* **Written problem**
Copy only this: the line containing "The picture is", the line containing "const legendPoint = [79.29,42.25];", and every line between them, exactly as written.

* **Data section**
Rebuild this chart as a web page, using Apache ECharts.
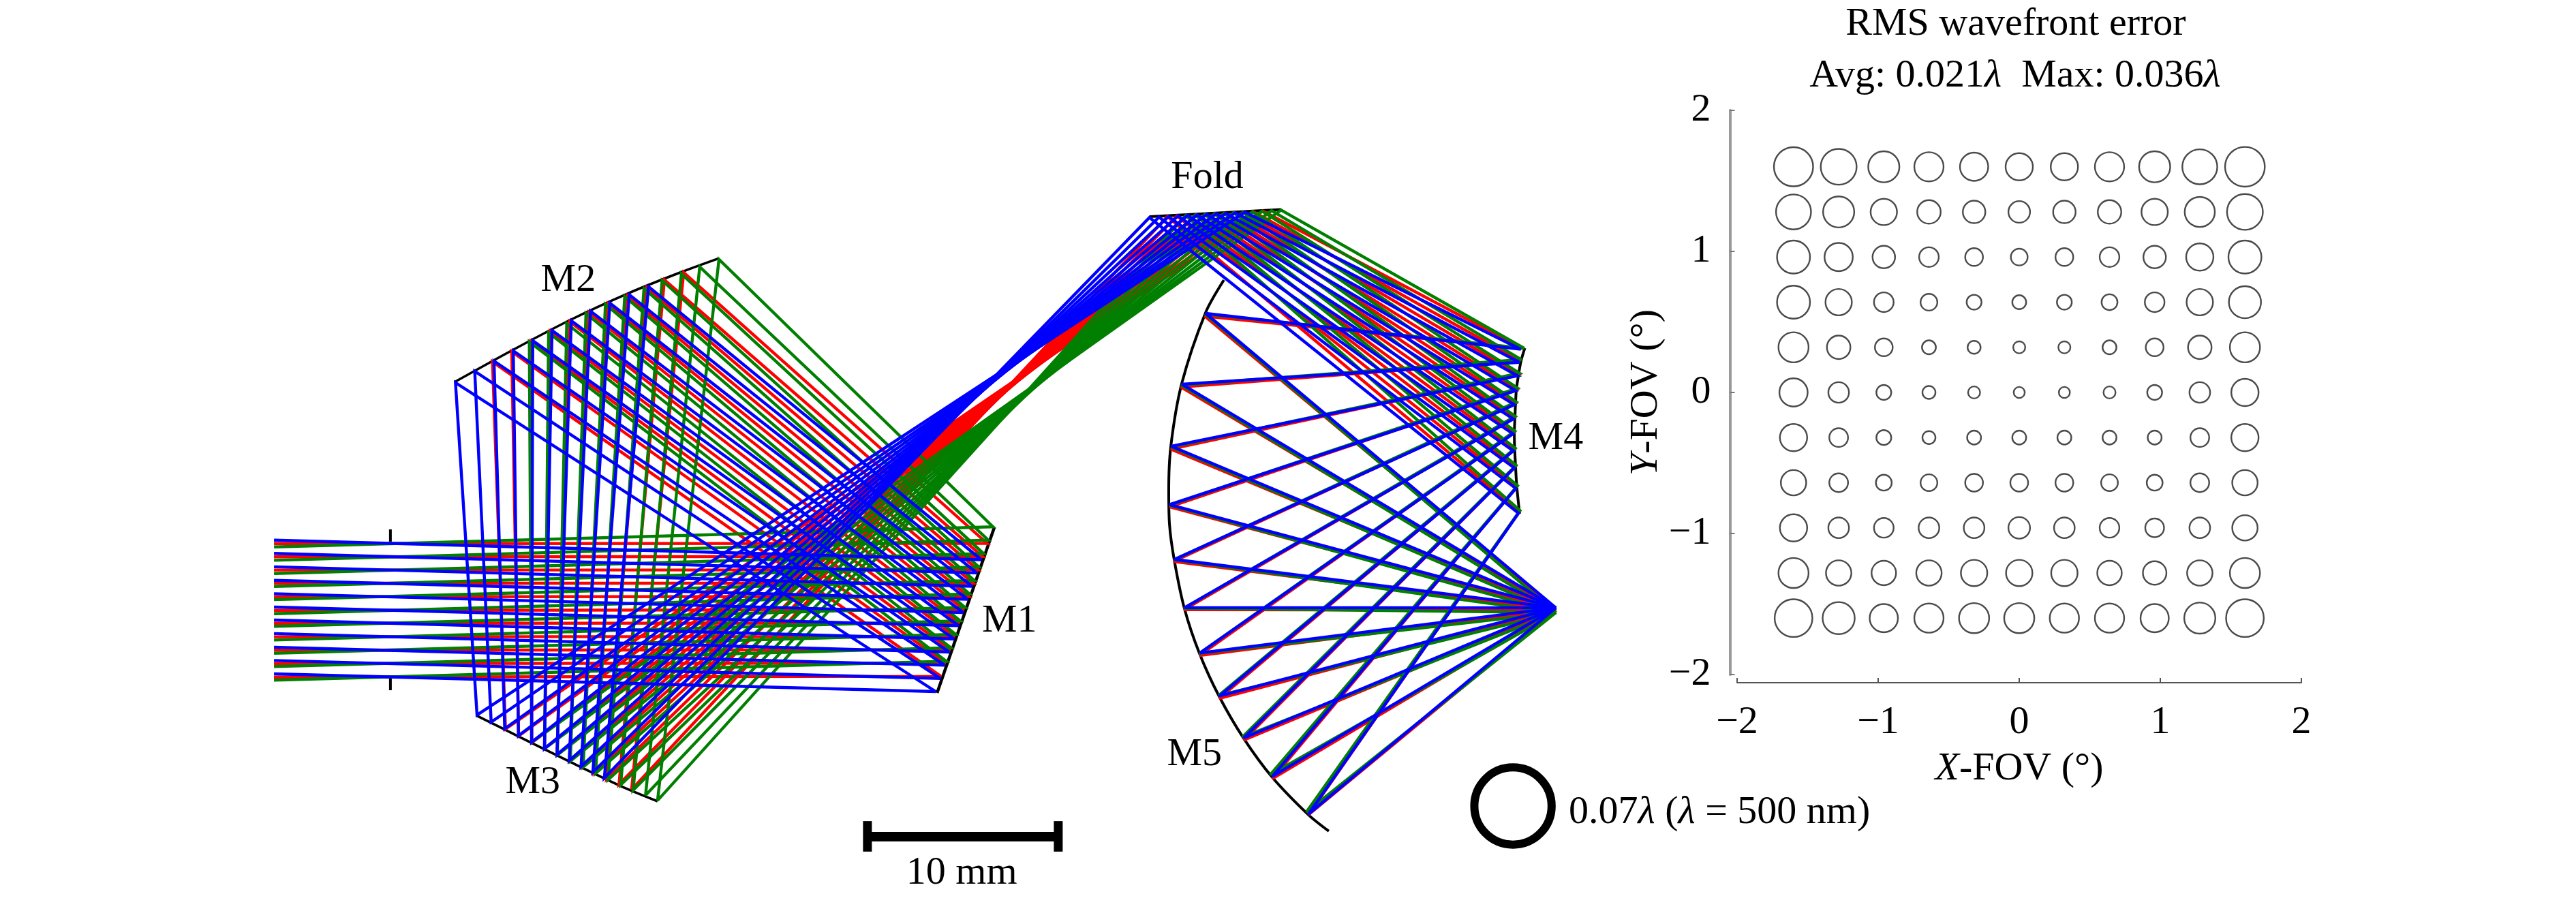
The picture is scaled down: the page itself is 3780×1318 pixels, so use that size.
<!DOCTYPE html>
<html><head><meta charset="utf-8">
<style>html,body{margin:0;padding:0;background:#fff}#c{width:3780px;height:1318px}</style>
<script src="https://cdn.jsdelivr.net/npm/echarts@6/dist/echarts.min.js"></script>
</head><body><div id="c"></div>
<script>
// ---------- RMS wavefront map ----------
const xFov = [-1.6,-1.28,-0.96,-0.64,-0.32,0,0.32,0.64,0.96,1.28,1.6];
const yFov = [1.6,1.28,0.96,0.64,0.32,0,-0.32,-0.64,-0.96,-1.28,-1.6];
const rmsWave = [
 [0.0355,0.0325,0.0282,0.0265,0.0256,0.0247,0.0247,0.0265,0.0282,0.0317,0.0360],
 [0.0317,0.0282,0.0239,0.0213,0.0204,0.0196,0.0204,0.0213,0.0239,0.0273,0.0325],
 [0.0299,0.0256,0.0204,0.0178,0.0161,0.0152,0.0161,0.0178,0.0204,0.0247,0.0299],
 [0.0299,0.0239,0.0178,0.0152,0.0135,0.0126,0.0135,0.0144,0.0178,0.0239,0.0291],
 [0.0273,0.0213,0.0161,0.0126,0.0118,0.0109,0.0109,0.0126,0.0161,0.0213,0.0273],
 [0.0256,0.0187,0.0135,0.0118,0.0109,0.0100,0.0100,0.0109,0.0135,0.0187,0.0247],
 [0.0247,0.0170,0.0135,0.0118,0.0126,0.0126,0.0126,0.0126,0.0126,0.0170,0.0247],
 [0.0230,0.0170,0.0144,0.0152,0.0161,0.0161,0.0161,0.0152,0.0144,0.0170,0.0230],
 [0.0247,0.0187,0.0178,0.0187,0.0187,0.0196,0.0187,0.0178,0.0170,0.0187,0.0230],
 [0.0273,0.0230,0.0222,0.0230,0.0239,0.0239,0.0239,0.0222,0.0213,0.0230,0.0273],
 [0.0342,0.0291,0.0256,0.0265,0.0273,0.0273,0.0265,0.0265,0.0256,0.0282,0.0342]
];
const fovTicks = [-2,-1,0,1,2];
const legendRms = 0.07;
const legendPoint = [79.29,42.25];

// ---------- Ray trace, all in mm; ray 0..10 across the pupil ----------
const startX = 14.36;
const blueStartY  = [28.31,29.01,29.71,30.42,31.12,31.82,32.50,33.21,33.93,34.62,35.32];
const redStartY   = [28.49,29.19,29.88,30.57,31.28,32.00,32.67,33.38,34.08,34.78,35.49];
const greenStartY = [28.67,29.37,30.06,30.74,31.43,32.17,32.83,33.55,34.24,34.94,35.65];

const blueM1  = [[51.43,29.34],[51.19,30.03],[50.95,30.73],[50.71,31.41],[50.48,32.11],[50.24,32.80],[50.00,33.49],[49.75,34.18],[49.51,34.87],[49.28,35.56],[49.04,36.25]];
const redM1   = [[51.73,28.48],[51.49,29.17],[51.25,29.87],[51.01,30.57],[50.76,31.27],[50.52,31.96],[50.28,32.66],[50.04,33.36],[49.80,34.06],[49.55,34.76],[49.31,35.45]];
const greenM1 = [[52.04,27.61],[51.79,28.31],[51.55,29.02],[51.30,29.72],[51.06,30.43],[50.81,31.13],[50.57,31.84],[50.32,32.54],[50.08,33.25],[49.83,33.95],[49.59,34.66]];

const blueM2  = [[33.99,15.03],[32.98,15.45],[31.96,15.89],[30.95,16.31],[29.94,16.81],[28.93,17.32],[27.92,17.86],[26.90,18.39],[25.89,18.93],[24.88,19.46],[23.87,20.06]];
const redM2   = [[35.83,14.29],[34.82,14.67],[33.89,15.07],[32.88,15.50],[31.87,15.92],[30.86,16.37],[29.85,16.85],[28.83,17.36],[27.83,17.89],[26.82,18.43],[25.81,18.96]];
const greenM2 = [[37.68,13.60],[36.67,13.99],[35.71,14.35],[34.70,14.70],[33.75,15.12],[32.74,15.54],[31.73,15.95],[30.71,16.43],[29.70,16.96],[28.75,17.44],[27.74,17.92]];

const blueM3  = [[31.67,40.78],[31.07,40.48],[30.45,40.18],[29.83,39.87],[29.19,39.56],[28.53,39.24],[27.86,38.90],[27.17,38.56],[26.45,38.20],[25.74,37.85],[25.00,37.48]];
const redM3   = [[33.10,41.38],[32.44,41.11],[31.79,40.83],[31.13,40.51],[30.49,40.19],[29.85,39.88],[29.19,39.56],[28.54,39.24],[27.87,38.92],[27.18,38.57],[26.49,38.21]];
const greenM3 = [[34.46,41.96],[33.83,41.69],[33.18,41.42],[32.53,41.14],[31.87,40.87],[31.21,40.54],[30.56,40.21],[29.89,39.89],[29.21,39.57],[28.54,39.24],[27.86,38.90]];

const blueFold  = [[60.24,11.40],[60.74,11.38],[61.24,11.35],[61.74,11.32],[62.24,11.29],[62.74,11.26],[63.24,11.23],[63.74,11.20],[64.24,11.18],[64.74,11.15],[65.24,11.12]];
const redFold   = [[61.18,11.35],[61.68,11.32],[62.18,11.29],[62.68,11.26],[63.18,11.24],[63.68,11.21],[64.18,11.18],[64.68,11.15],[65.18,11.12],[65.68,11.09],[66.18,11.06]];
const greenFold = [[62.14,11.30],[62.64,11.27],[63.14,11.24],[63.64,11.21],[64.14,11.18],[64.64,11.15],[65.14,11.13],[65.64,11.10],[66.14,11.07],[66.64,11.04],[67.14,11.01]];

const blueM4  = [[79.58,26.90],[79.44,25.60],[79.36,24.53],[79.31,23.63],[79.29,22.74],[79.31,21.96],[79.36,21.21],[79.43,20.48],[79.53,19.70],[79.62,18.99],[79.70,18.31]];
const redM4   = [[79.62,26.83],[79.48,25.53],[79.41,24.46],[79.36,23.56],[79.34,22.67],[79.36,21.89],[79.41,21.14],[79.48,20.41],[79.58,19.63],[79.67,18.92],[79.76,18.26]];
const greenM4 = [[79.66,26.76],[79.53,25.46],[79.46,24.39],[79.41,23.49],[79.39,22.60],[79.41,21.82],[79.46,21.07],[79.53,20.34],[79.63,19.56],[79.73,18.85],[79.88,18.26]];

const blueM5  = [[68.57,42.68],[66.67,40.71],[65.18,38.69],[63.90,36.49],[62.88,34.23],[62.08,31.85],[61.55,29.32],[61.29,26.45],[61.39,23.39],[61.94,20.14],[63.19,16.43]];
const redM5   = [[68.57,42.71],[66.68,40.82],[65.18,38.79],[63.89,36.61],[62.86,34.36],[62.05,31.96],[61.50,29.43],[61.29,26.57],[61.36,23.54],[61.89,20.29],[63.14,16.57]];
const greenM5 = [[68.46,42.57],[66.57,40.61],[65.11,38.64],[63.86,36.46],[62.85,34.25],[62.05,31.88],[61.54,29.34],[61.29,26.48],[61.38,23.43],[61.91,20.18],[63.16,16.46]];

const blueImage  = [81.54,31.86];
const redImage   = [81.54,31.98];
const greenImage = [81.54,32.11];

// mirror outlines (mm)
const mirrorM1   = [[52.11,27.64],[49.11,36.32]];
const mirrorM2   = [[23.87,20.00],[26.90,18.33],[29.93,16.75],[32.96,15.36],[35.71,14.26],[37.68,13.54]];
const mirrorM3   = [[25.00,37.52],[27.17,38.60],[29.82,39.91],[32.50,41.19],[34.46,42.00]];
const mirrorFold = [[60.24,11.36],[67.14,10.98]];
const mirrorM4   = [[79.91,18.25],[79.71,18.93],[79.57,19.71],[79.46,20.50],[79.39,21.96],[79.36,22.75],[79.43,24.54],[79.50,25.61],[79.64,26.93]];
const mirrorM5   = [[64.14,14.68],[63.18,16.39],[61.93,20.11],[61.36,23.39],[61.25,25.71],[61.29,27.50],[61.54,29.36],[62.07,31.89],[62.86,34.25],[63.89,36.50],[65.18,38.71],[66.68,40.75],[68.57,42.71],[69.64,43.57]];

const stopTop    = [[20.46,27.75],[20.46,28.39]];
const stopBottom = [[20.46,35.54],[20.46,36.18]];
const scaleBar   = [[45.46,43.86],[55.46,43.86]];
const scaleCapL  = [[45.46,43.04],[45.46,44.64]];
const scaleCapR  = [[55.46,43.04],[55.46,44.64]];

const textLabels = [
 ['M1',52.9,32.55],['M2',29.78,14.72],['M3',27.92,41.03],['Fold',63.27,9.3],
 ['M4',81.53,22.98],['M5',62.6,39.57],['10 mm',50.4,45.78]
];
const legendText = '{t|0.07}{i|λ}{t| (}{i|λ}{t| = 500 nm)}';
const legendTextPoint = [82.2,42.6];

const FONT = 'Liberation Serif', FS = 58;
const rich = {t:{fontFamily:FONT,fontSize:FS,fontWeight:'normal',color:'#000'}, i:{fontFamily:FONT,fontSize:FS,fontWeight:'normal',fontStyle:'italic',color:'#000'}};

function raySeries(color, startY, m1, m2, m3, fold, m4, m5, image){
  return startY.map((y,i)=>({
    type:'line', xAxisIndex:1, yAxisIndex:1, showSymbol:false, symbol:'none', clip:false,
    silent:true, animation:false,
    lineStyle:{color,width:4.4,join:'miter',miterLimit:3,cap:'butt'},
    data:[[startX,y],m1[i],m2[i],m3[i],fold[i],m4[i],m5[i],image]
  }));
}
function lineS(data,width,extra){
  return Object.assign({type:'line',xAxisIndex:1,yAxisIndex:1,showSymbol:false,symbol:'none',clip:false,silent:true,animation:false,
    lineStyle:{color:'#000',width,cap:'butt'},data},extra||{});
}
const series = [
  lineS(mirrorM1,4.5), lineS(mirrorM2,3.6,{smooth:0.3}), lineS(mirrorM3,3.6,{smooth:0.3}), lineS(mirrorFold,4),
  lineS(mirrorM4,4,{smooth:0.3}), lineS(mirrorM5,4,{smooth:0.3}),
  lineS(stopTop,4), lineS(stopBottom,4),
  ...raySeries('#ff0000',redStartY,redM1,redM2,redM3,redFold,redM4,redM5,redImage),
  ...raySeries('#007f00',greenStartY,greenM1,greenM2,greenM3,greenFold,greenM4,greenM5,greenImage),
  ...raySeries('#0000ff',blueStartY,blueM1,blueM2,blueM3,blueFold,blueM4,blueM5,blueImage),
  lineS(scaleBar,14), lineS(scaleCapL,13), lineS(scaleCapR,13),
  {type:'scatter',xAxisIndex:1,yAxisIndex:1,silent:true,animation:false,symbolSize:1,itemStyle:{color:'transparent',opacity:1},
   data:textLabels.map(l=>({name:l[0],value:[l[1],l[2]]})),
   label:{show:true,position:'inside',formatter:p=>p.name,fontFamily:FONT,fontSize:FS,color:'#000',opacity:1}},
  {type:'scatter',xAxisIndex:1,yAxisIndex:1,silent:true,animation:false,symbolSize:1,itemStyle:{color:'transparent',opacity:1},
   data:[legendTextPoint],
   label:{show:true,position:'right',distance:0,formatter:legendText,rich,opacity:1}},
  {type:'scatter',xAxisIndex:1,yAxisIndex:1,silent:true,animation:false,
   data:[legendPoint],symbolSize:legendRms*1620,
   itemStyle:{color:'transparent',borderColor:'#000',borderWidth:12,opacity:1}},
  {type:'scatter',xAxisIndex:0,yAxisIndex:0,silent:true,animation:false,
   data:yFov.flatMap((y,r)=>xFov.map((x,c)=>[x,y,rmsWave[r][c]])),
   symbolSize:v=>v[2]*1620,
   itemStyle:{color:'transparent',borderColor:'#4a4a4a',borderWidth:2.4,opacity:1}}
];
const chart = echarts.init(document.getElementById('c'),null,{renderer:'canvas',width:3780,height:1318});
const tickFmt = v => (v<0?'\u2212'+(-v):String(v));
chart.setOption({
  animation:false, backgroundColor:'#fff',
  title:[
    {text:'RMS wavefront error',left:2953,top:2,textAlign:'center',textStyle:{fontFamily:FONT,fontSize:FS,fontWeight:'normal',color:'#000'}},
    {text:'{t|Avg: 0.021}{i|λ}{t|  Max: 0.036}{i|λ}',left:2952,top:78,textAlign:'center',textStyle:{fontWeight:'normal',rich}}
  ],
  grid:[
    {left:2549,right:403,top:162,bottom:328},
    {left:0,top:0,width:3780,height:1318}
  ],
  xAxis:[
    {type:'value',gridIndex:0,min:-2,max:2,interval:1,offset:12,position:'bottom',
     axisLine:{show:true,onZero:false,lineStyle:{color:'#555',width:2}},
     axisTick:{show:true,inside:true,length:7,lineStyle:{color:'#555',width:2}},
     splitLine:{show:false},
     axisLabel:{margin:30,fontFamily:FONT,fontSize:FS,color:'#000',formatter:tickFmt},
     name:'{i|X}{t|-FOV (°)}',nameLocation:'middle',nameGap:98,nameTextStyle:{rich}},
    {type:'value',gridIndex:1,min:0,max:135,show:false}
  ],
  yAxis:[
    {type:'value',gridIndex:0,min:-2,max:2,interval:1,offset:10.5,position:'left',
     axisLine:{show:true,onZero:false,lineStyle:{color:'#999',width:4}},
     axisTick:{show:true,inside:true,length:7,lineStyle:{color:'#777',width:2}},
     splitLine:{show:false},
     axisLabel:{margin:28,fontFamily:FONT,fontSize:FS,color:'#000',formatter:tickFmt,padding:[6,0,0,0]},
     name:'{i|Y}{t|-FOV (°)}',nameLocation:'middle',nameRotate:90,nameGap:81,nameTextStyle:{rich}},
    {type:'value',gridIndex:1,min:0,max:47.0714,inverse:true,show:false}
  ],
  series
});
</script></body></html>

* **Exercise output**
The picture is scaled down: the page itself is 3780×1318 pixels, so use that size.
<!DOCTYPE html>
<html><head><meta charset="utf-8">
<style>html,body{margin:0;padding:0;background:#fff}#c{width:3780px;height:1318px}</style>
<script src="https://cdn.jsdelivr.net/npm/echarts@6/dist/echarts.min.js"></script>
</head><body><div id="c"></div>
<script>
// ---------- RMS wavefront map ----------
const xFov = [-1.6,-1.28,-0.96,-0.64,-0.32,0,0.32,0.64,0.96,1.28,1.6];
const yFov = [1.6,1.28,0.96,0.64,0.32,0,-0.32,-0.64,-0.96,-1.28,-1.6];
const rmsWave = [
 [0.0355,0.0325,0.0282,0.0265,0.0256,0.0247,0.0247,0.0265,0.0282,0.0317,0.0360],
 [0.0317,0.0282,0.0239,0.0213,0.0204,0.0196,0.0204,0.0213,0.0239,0.0273,0.0325],
 [0.0299,0.0256,0.0204,0.0178,0.0161,0.0152,0.0161,0.0178,0.0204,0.0247,0.0299],
 [0.0299,0.0239,0.0178,0.0152,0.0135,0.0126,0.0135,0.0144,0.0178,0.0239,0.0291],
 [0.0273,0.0213,0.0161,0.0126,0.0118,0.0109,0.0109,0.0126,0.0161,0.0213,0.0273],
 [0.0256,0.0187,0.0135,0.0118,0.0109,0.0100,0.0100,0.0109,0.0135,0.0187,0.0247],
 [0.0247,0.0170,0.0135,0.0118,0.0126,0.0126,0.0126,0.0126,0.0126,0.0170,0.0247],
 [0.0230,0.0170,0.0144,0.0152,0.0161,0.0161,0.0161,0.0152,0.0144,0.0170,0.0230],
 [0.0247,0.0187,0.0178,0.0187,0.0187,0.0196,0.0187,0.0178,0.0170,0.0187,0.0230],
 [0.0273,0.0230,0.0222,0.0230,0.0239,0.0239,0.0239,0.0222,0.0213,0.0230,0.0273],
 [0.0342,0.0291,0.0256,0.0265,0.0273,0.0273,0.0265,0.0265,0.0256,0.0282,0.0342]
];
const fovTicks = [-2,-1,0,1,2];
const legendRms = 0.07;
const legendPoint = [79.29,42.25];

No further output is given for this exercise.